The 1st District panel agreed.

The contract “foresaw” a potential fire, and the parties “chose to impose on Empress the duty to insure against any such loss (regardless of fault), expressly waiving all rights against each other for damages caused by such perils,” Smith wrote.

The panel noted that most of the case law cited by the plaintiffs involved contractual exculpatory provisions — in which liability could be waived if one of the parties is found to be at fault. But the issue here is not a exculpatory provision, Smith wrote.

“[T]he plaintiffs here fail to cite to any Illinois decision in which the court refused to enforce an insurance subrogation waiver on the basis that willful-and-wanton misconduct was alleged,” Smith wrote.

Similar logic was applied to the plaintiffs’ breach-of-contract arguments. The panel held that the waiver of subrogation applied in this situation as well.

“The fire was related to performance on the contract and therefore the loss and damage from the fire were all covered under the property insurance policies Empress was required to maintain,” Smith wrote. “As such, the waiver of subrogation bars the breach-of- contract claims as well.”

The panel also rejected Empress Casino’s alternate arguments that the waiver of subrogation applied only to Axis, and not National Fire and Lloyd’s.

The defendants, represented by different counsel, argued the case together. They collectively argued that Averus, despite having its own contract with Empress Casino, was covered by the waiver of subrogation in the O’Neil-led contracts.

But the 1st District panel disagreed. Because of its separate contract with Empress Casino, Averus was not covered by the waiver of subrogation.

“Since, in the present case, Averus’ vice president … admitted that it operated under a separate, pre-existing, oral, non-[American Institute of Architects] contract with Empress, to clean the casino ductwork, Averus cannot now avail itself of the waiver of subrogation provision in [the contract],” Smith wrote.

Empress was represented by Mark A. Rabinowitz and Kevin P. Caraher of Cozen O’Connor P.C. and David E. Walker and Douglas W. Walker of Walker Wilcox Matousek LLP.

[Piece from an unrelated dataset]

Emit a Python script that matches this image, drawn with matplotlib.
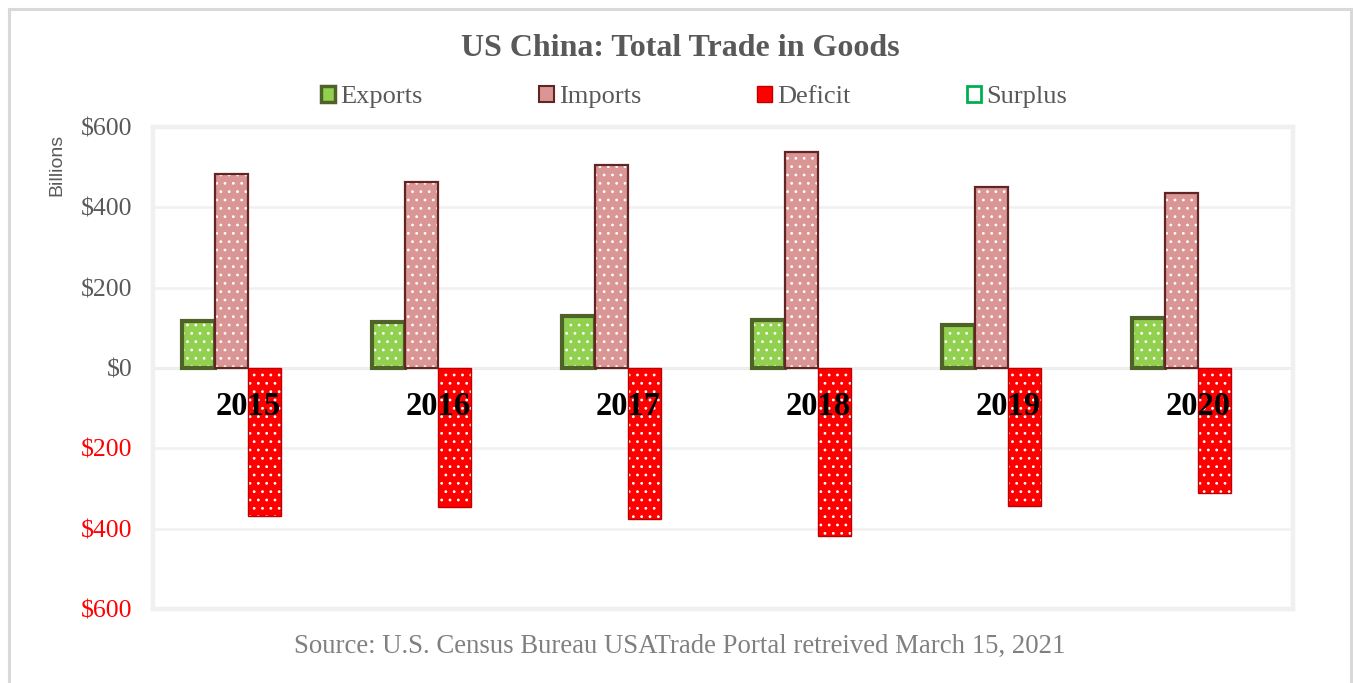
import matplotlib.pyplot as plt
import numpy as np
from matplotlib.patches import Patch, Rectangle

years = ['2015', '2016', '2017', '2018', '2019', '2020']
exports = [115.9, 115.6, 129.8, 120.1, 106.4, 124.6]
imports = [483.2, 462.4, 505.2, 538.5, 450.4, 435.4]
deficit = [-367.3, -346.8, -375.4, -418.4, -344.0, -310.8]
surplus = [0, 0, 0, 0, 0, 0]

serif = 'Liberation Serif'
gray = '#595959'

plt.rcParams['hatch.linewidth'] = 0.8

fig = plt.figure(figsize=(13.53, 6.83), dpi=100)
ax = fig.add_axes([153 / 1353, 1 - 609 / 683, 1140 / 1353, 482 / 683])

x = np.arange(len(years))
w = 0.175
series = [
    (exports, -1.5 * w, '#92d050', '#4f6228', 3.0),
    (imports, -0.5 * w, '#d99694', '#632523', 1.6),
    (deficit, 0.5 * w, '#ff0000', '#c00000', 1.0),
]
for i, (vals, off, fc, ec, lw) in enumerate(series):
    # fill with white dot pattern, then outline on top
    ax.bar(x + off, vals, w, color=fc, edgecolor='white', hatch='..',
           linewidth=0, zorder=3 + i)
    ax.bar(x + off, vals, w, fill=False, edgecolor=ec, linewidth=lw,
           zorder=3 + i)
ax.bar(x + 1.5 * w, surplus, w, color='white', linewidth=0, zorder=2)

ax.set_xlim(-0.5, len(years) - 0.5)
ax.set_ylim(-600, 600)
ax.set_yticks(range(-600, 601, 200))
ax.set_yticklabels(['$%d' % abs(v) for v in range(-600, 601, 200)],
                   fontfamily=serif, fontsize=18.5)
for lab, v in zip(ax.get_yticklabels(), range(-600, 601, 200)):
    lab.set_color('#ff0000' if v < 0 else gray)
ax.tick_params(axis='y', length=0, pad=15)
ax.set_xticks([])
ax.grid(axis='y', color='#f0f0f0', linewidth=1.8, zorder=0)
ax.axhline(0, color='#d9d9d9', linewidth=1.8, zorder=1)
for s in ax.spines.values():
    s.set_color('#f0f0f0')
    s.set_linewidth(3.2)

for i, yr in enumerate(years):
    ax.text(i, -95, yr, ha='center', va='center', fontfamily=serif,
            fontsize=23.5, fontweight='bold', color='black', zorder=10)

fig.text(0.5026, 1 - 48 / 683, 'US China: Total Trade in Goods', ha='center',
         va='center', fontfamily=serif, fontsize=23, fontweight='bold',
         color=gray)

handles = [
    Patch(facecolor='#92d050', edgecolor='#4f6228', linewidth=2.5, label='Exports'),
    Patch(facecolor='#d99694', edgecolor='#632523', linewidth=1.5, label='Imports'),
    Patch(facecolor='#ff0000', edgecolor='#c00000', linewidth=1.0, label='Deficit'),
    Patch(facecolor='white', edgecolor='#00b050', linewidth=2.0, label='Surplus'),
]
leg = fig.legend(handles=handles, loc='center', bbox_to_anchor=(694 / 1353, 1 - 97 / 683),
                 ncol=4, frameon=False, handlelength=0.55, handleheight=0.55,
                 handletextpad=0.2, columnspacing=4.4,
                 prop={'family': serif, 'size': 19})
for t in leg.get_texts():
    t.set_color(gray)

fig.text(57 / 1353, 1 - 134 / 683, 'Billions', rotation=90, ha='center', va='top',
         fontfamily='Liberation Sans', fontsize=14, color='#595959')

fig.text(680 / 1353, 1 - 646 / 683,
         'Source: U.S. Census Bureau USATrade Portal retreived March 15, 2021',
         ha='center', va='center', fontfamily=serif, fontsize=19.3, color='#808080')

# outer chart border
fig.patches.append(Rectangle((9 / 1353, -0.05), 1342 / 1353, 1 + 0.05 - 9 / 683,
                             transform=fig.transFigure, fill=False,
                             edgecolor='#d9d9d9', linewidth=2.2))

fig.savefig('out.png', dpi=100)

National Fire was also represented by Rabinowitz and Caraher. Lloyd’s was also represented by the Walkers.

Axis was represented by Randy Greene of Philadelphia-based Dugan, Brinkmann, Maginnis and Pace and Thomas A. McDonald of McDonald Law Firm.

Requests for comment to the plaintiffs’ attorneys were not returned.

Averus was represented by Dan L. Boho and Stephen R. Swofford of Hinshaw & Culbertson LLP.

In an interview, Boho said his team is reviewing the decision and the surrounding case law.

“We’re going to have further discussions with our client,” Boho said. “We believe that the language of the contract and case law around the country supported the position that our client was covered by the waiver of subrogation.”

O’Neil was represented by Robert J. Franco and Christopher M. Cano of Franco & Moroney LLC.

Jameson was represented by Robert Marc Chemers, Richard M. Waris and Donald P. Eckler of Pretzel & Stouffer Chtd.

Global Fire was represented by William P. Pistorius and Mark J. Sobczak of Clausen Miller P.C.

The Linden Group was represented by Ryan T. Johnson and Clare J. Quish of Schuyler, Roche & Crisham P.C.

R.L. Millies and Associates was represented by James W. Ozog and David J. O'Connell of Goldberg Segalla.

The attorneys representing the other defendants either declined to comment or did not return requests for comment.

Justices Terrence J. Lavin and Cynthia Y. Cobbs concurred with the opinion.

The consolidated case is Empress Casino Joliet Corporation, et al., v. W.E. O’Neil Construction Co., et al., 2016 IL App (1st) 151166 and 151184.